* [INSTRUCTIONS TO FOLLOW]
Reproduce nothing but the lines from the start of the material through the line that includes "Chart.register(...registerables);", both ends included, and omit every picture.

* [DATA ENTRIES]
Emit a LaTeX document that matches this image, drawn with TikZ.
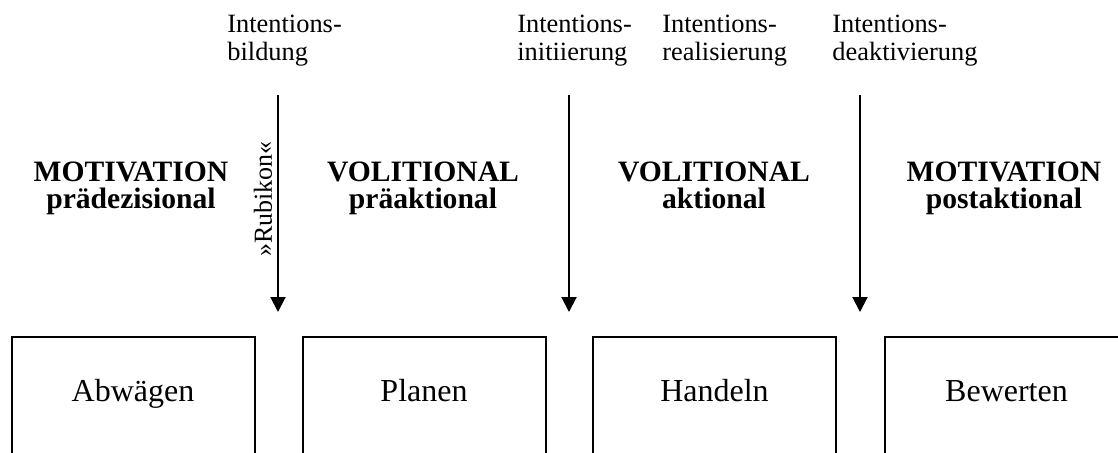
\documentclass[tikz,border=0pt]{standalone}
\usepackage{fontspec}
\setmainfont{Liberation Serif}
\usetikzlibrary{arrows.meta}

\tikzset{
  phase/.style={draw,line width=1pt,anchor=north,minimum width=121.5pt,
    text height=10pt,text depth=10pt,inner xsep=0pt,inner ysep=22pt,
    font=\fontsize{16}{18}\selectfont},
  head/.style={anchor=north,align=center,inner sep=0pt,
    font=\fontsize{14.8}{13.6}\selectfont\bfseries},
  intent/.style={anchor=north west,align=left,inner sep=0pt,
    font=\fontsize{13.2}{14}\selectfont},
  pfeil/.style={line width=1pt,-{Triangle[length=7.5pt,width=7.5pt]}}
}

\begin{document}
\begin{tikzpicture}[x=0.5pt,y=-0.5pt]
  \useasboundingbox (0,0) rectangle (1118,452);
  \clip (0,0) rectangle (1118,452);
  % Handlungsphasen
  \node[phase] (abwaegen) at (133,336) {Abwägen};
  \node[phase] (planen) at (424,336) {Planen};
  \node[phase] (handeln) at (714.5,336) {Handeln};
  \node[phase] (bewerten) at (1006.5,336) {Bewerten};
  \node[head] (h1) at (131,161) {MOTIVATION\\prädezisional};
  \node[head] (h2) at (423,161) {VOLITIONAL\\präaktional};
  \node[head] (h3) at (714,161) {VOLITIONAL\\aktional};
  \node[head] (h4) at (1004,161) {MOTIVATION\\postaktional};
  % Uebergaenge
  \node[intent] (i1) at (227,15) {Intentions-\\bildung};
  \node[intent] (i2) at (517,15) {Intentions-\\initiierung};
  \node[intent] (i3) at (662,15) {Intentions-\\realisierung};
  \node[intent] (i4) at (832,15) {Intentions-\\deaktivierung};
  \coordinate (a1) at (278,95);
  \coordinate (b1) at (278,312);
  \coordinate (a2) at (569,95);
  \coordinate (b2) at (569,312);
  \coordinate (a3) at (860,95);
  \coordinate (b3) at (860,312);
  \draw[pfeil] (a1) -- (b1);
  \draw[pfeil] (a2) -- (b2);
  \draw[pfeil] (a3) -- (b3);
  \node[rotate=90,inner sep=0pt,font=\fontsize{13}{12}\selectfont] (rubikon) at (263,199) {»Rubikon«};
\end{tikzpicture}
\end{document}
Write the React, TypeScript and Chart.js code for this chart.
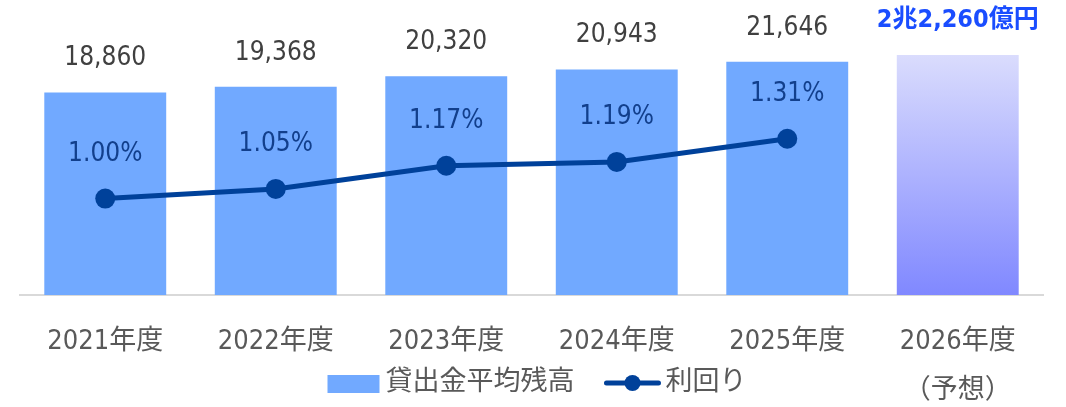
import React, { useEffect, useRef } from 'react';
import { Chart, registerables } from 'chart.js';

Chart.register(...registerables);

// ---- data ----
const categories = ['2021年度', '2022年度', '2023年度', '2024年度', '2025年度', '2026年度'];
const categoryNotes = ['', '', '', '', '', '（予想）'];
const loanBalance = [18860, 19368, 20320, 20943, 21646, 22260];
const balanceLabels = ['18,860', '19,368', '20,320', '20,943', '21,646', '2兆2,260億円'];
const yieldRate: (number | null)[] = [1.0, 1.05, 1.17, 1.19, 1.31, null];
const yieldLabels = ['1.00%', '1.05%', '1.17%', '1.19%', '1.31%', ''];
const seriesNames = ['貸出金平均残高', '利回り'];
const forecastIndex = 5;

// ---- styles ----
const FONT = '"DejaVu Sans Condensed", "Noto Sans CJK JP", sans-serif';
const BAR_COLOR = '#71a9ff';
const LINE_COLOR = '#00419a';

const valueLabelsPlugin = {
  id: 'valueLabels',
  afterDatasetsDraw(chart: any) {
    const ctx = chart.ctx;
    ctx.save();
    ctx.textAlign = 'center';
    ctx.textBaseline = 'middle';
    const barMeta = chart.getDatasetMeta(0);
    barMeta.data.forEach((el: any, i: number) => {
      const forecast = i === forecastIndex;
      ctx.font = forecast ? `bold 25px ${FONT}` : `26px ${FONT}`;
      ctx.fillStyle = forecast ? '#1a4dff' : '#404040';
      ctx.fillText(balanceLabels[i], el.x, el.y - (forecast ? 35 : 34));
    });
    const lineMeta = chart.getDatasetMeta(1);
    ctx.font = `26px ${FONT}`;
    ctx.fillStyle = '#123f8c';
    lineMeta.data.forEach((el: any, i: number) => {
      if (yieldRate[i] == null) return;
      ctx.fillText(yieldLabels[i], el.x, el.y - 44.5);
    });
    ctx.restore();
  },
};

const legendPlugin = {
  id: 'customLegend',
  afterDraw(chart: any) {
    const ctx = chart.ctx;
    ctx.save();
    ctx.font = `27px ${FONT}`;
    const boxW = 52;
    const boxH = 18;
    const gapText = 6;
    const gapItems = 30;
    const lineW = 56;
    const lineGap = 5;
    const t0 = ctx.measureText(seriesNames[0]).width;
    const t1 = ctx.measureText(seriesNames[1]).width;
    const total = boxW + gapText + t0 + gapItems + lineW + lineGap + t1;
    let x = 537 - total / 2;
    const cy = 384;
    const ty = 383;
    ctx.fillStyle = BAR_COLOR;
    ctx.fillRect(x, cy - boxH / 2, boxW, boxH);
    x += boxW + gapText;
    ctx.fillStyle = '#595959';
    ctx.textAlign = 'left';
    ctx.textBaseline = 'middle';
    ctx.fillText(seriesNames[0], x, ty);
    x += t0 + gapItems;
    ctx.strokeStyle = LINE_COLOR;
    ctx.lineWidth = 5;
    ctx.lineCap = 'round';
    ctx.beginPath();
    ctx.moveTo(x + 2, cy - 1);
    ctx.lineTo(x + lineW - 2, cy - 1);
    ctx.stroke();
    ctx.fillStyle = LINE_COLOR;
    ctx.beginPath();
    ctx.arc(x + lineW / 2, cy - 1, 8, 0, Math.PI * 2);
    ctx.fill();
    x += lineW + lineGap;
    ctx.fillStyle = '#595959';
    ctx.fillText(seriesNames[1], x, ty);
    ctx.restore();
  },
};

export default function App() {
  const canvasRef = useRef<HTMLCanvasElement | null>(null);

  useEffect(() => {
    if (!canvasRef.current) return;
    const labels = categories.map((c, i) => (categoryNotes[i] ? [c, categoryNotes[i]] : c));
    const chart = new Chart(canvasRef.current, {
      type: 'bar',
      data: {
        labels,
        datasets: [
          {
            type: 'bar',
            label: seriesNames[0],
            data: loanBalance,
            yAxisID: 'y',
            order: 1,
            backgroundColor: (c: any) => {
              if (c.dataIndex !== forecastIndex) return BAR_COLOR;
              const ch = c.chart;
              const area = ch.chartArea;
              if (!area) return '#a9adff';
              const top = ch.scales.y.getPixelForValue(loanBalance[forecastIndex]);
              const g = ch.ctx.createLinearGradient(0, top, 0, area.bottom);
              g.addColorStop(0, '#dadcfd');
              g.addColorStop(1, '#8088ff');
              return g;
            },
            borderWidth: 0,
            categoryPercentage: 1,
            barPercentage: 0.715,
          } as any,
          {
            type: 'line',
            label: seriesNames[1],
            data: yieldRate,
            yAxisID: 'y2',
            order: 0,
            borderColor: LINE_COLOR,
            backgroundColor: LINE_COLOR,
            borderWidth: 5,
            pointRadius: 10,
            pointBorderWidth: 0,
            pointBackgroundColor: LINE_COLOR,
            tension: 0,
            fill: false,
          } as any,
        ],
      },
      options: {
        responsive: false,
        animation: false,
        devicePixelRatio: 1,
        layout: { padding: { left: 20, right: 23, top: 25, bottom: 0 } },
        plugins: {
          legend: { display: false },
          tooltip: { enabled: false },
        },
        scales: {
          x: {
            offset: true,
            grid: { display: false, drawTicks: false, tickLength: 0 },
            border: { display: true, color: '#d9d9d9', width: 2 },
            ticks: {
              color: '#595959',
              font: { family: FONT, size: 27, lineHeight: 1.8 },
              padding: 23,
              maxRotation: 0,
              autoSkip: false,
            },
            afterFit: (scale: any) => {
              scale.height = 112;
            },
          },
          y: { display: false, min: 400, max: 25000 },
          y2: { display: false, position: 'right', min: 0.5, max: 1.9 },
        },
      } as any,
      plugins: [valueLabelsPlugin, legendPlugin],
    });
    return () => chart.destroy();
  }, []);

  return (
    <div style={{ position: 'fixed', left: 0, top: 0, width: 1066, height: 407, background: '#fff' }}>
      <canvas ref={canvasRef} width={1066} height={407} style={{ width: 1066, height: 407, display: 'block' }} />
    </div>
  );
}
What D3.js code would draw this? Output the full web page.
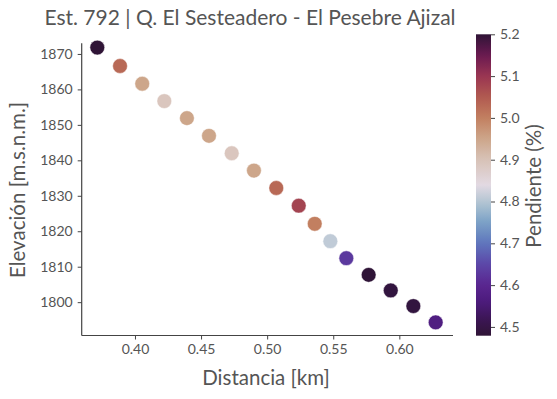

* [WRITTEN SOLUTION]
Emit a LaTeX document that matches this image, drawn with TikZ.
\documentclass[tikz,border=0pt]{standalone}
\usepackage{fontspec}
\setmainfont{Liberation Serif}
\usetikzlibrary{arrows.meta}

\tikzset{
  phase/.style={draw,line width=1pt,anchor=north,minimum width=121.5pt,
    text height=10pt,text depth=10pt,inner xsep=0pt,inner ysep=22pt,
    font=\fontsize{16}{18}\selectfont},
  head/.style={anchor=north,align=center,inner sep=0pt,
    font=\fontsize{14.8}{13.6}\selectfont\bfseries},
  intent/.style={anchor=north west,align=left,inner sep=0pt,
    font=\fontsize{13.2}{14}\selectfont},
  pfeil/.style={line width=1pt,-{Triangle[length=7.5pt,width=7.5pt]}}
}

\begin{document}
\begin{tikzpicture}[x=0.5pt,y=-0.5pt]
  \useasboundingbox (0,0) rectangle (1118,452);
  \clip (0,0) rectangle (1118,452);
  % Handlungsphasen
  \node[phase] (abwaegen) at (133,336) {Abwägen};
  \node[phase] (planen) at (424,336) {Planen};
  \node[phase] (handeln) at (714.5,336) {Handeln};
  \node[phase] (bewerten) at (1006.5,336) {Bewerten};
  \node[head] (h1) at (131,161) {MOTIVATION\\prädezisional};
  \node[head] (h2) at (423,161) {VOLITIONAL\\präaktional};
  \node[head] (h3) at (714,161) {VOLITIONAL\\aktional};
  \node[head] (h4) at (1004,161) {MOTIVATION\\postaktional};
  % Uebergaenge
  \node[intent] (i1) at (227,15) {Intentions-\\bildung};
  \node[intent] (i2) at (517,15) {Intentions-\\initiierung};
  \node[intent] (i3) at (662,15) {Intentions-\\realisierung};
  \node[intent] (i4) at (832,15) {Intentions-\\deaktivierung};
  \coordinate (a1) at (278,95);
  \coordinate (b1) at (278,312);
  \coordinate (a2) at (569,95);
  \coordinate (b2) at (569,312);
  \coordinate (a3) at (860,95);
  \coordinate (b3) at (860,312);
  \draw[pfeil] (a1) -- (b1);
  \draw[pfeil] (a2) -- (b2);
  \draw[pfeil] (a3) -- (b3);
  \node[rotate=90,inner sep=0pt,font=\fontsize{13}{12}\selectfont] (rubikon) at (263,199) {»Rubikon«};
\end{tikzpicture}
\end{document}
Write the React, TypeScript and Chart.js code for this chart.
import React, { useEffect, useRef } from 'react';
import { Chart, registerables } from 'chart.js';

Chart.register(...registerables);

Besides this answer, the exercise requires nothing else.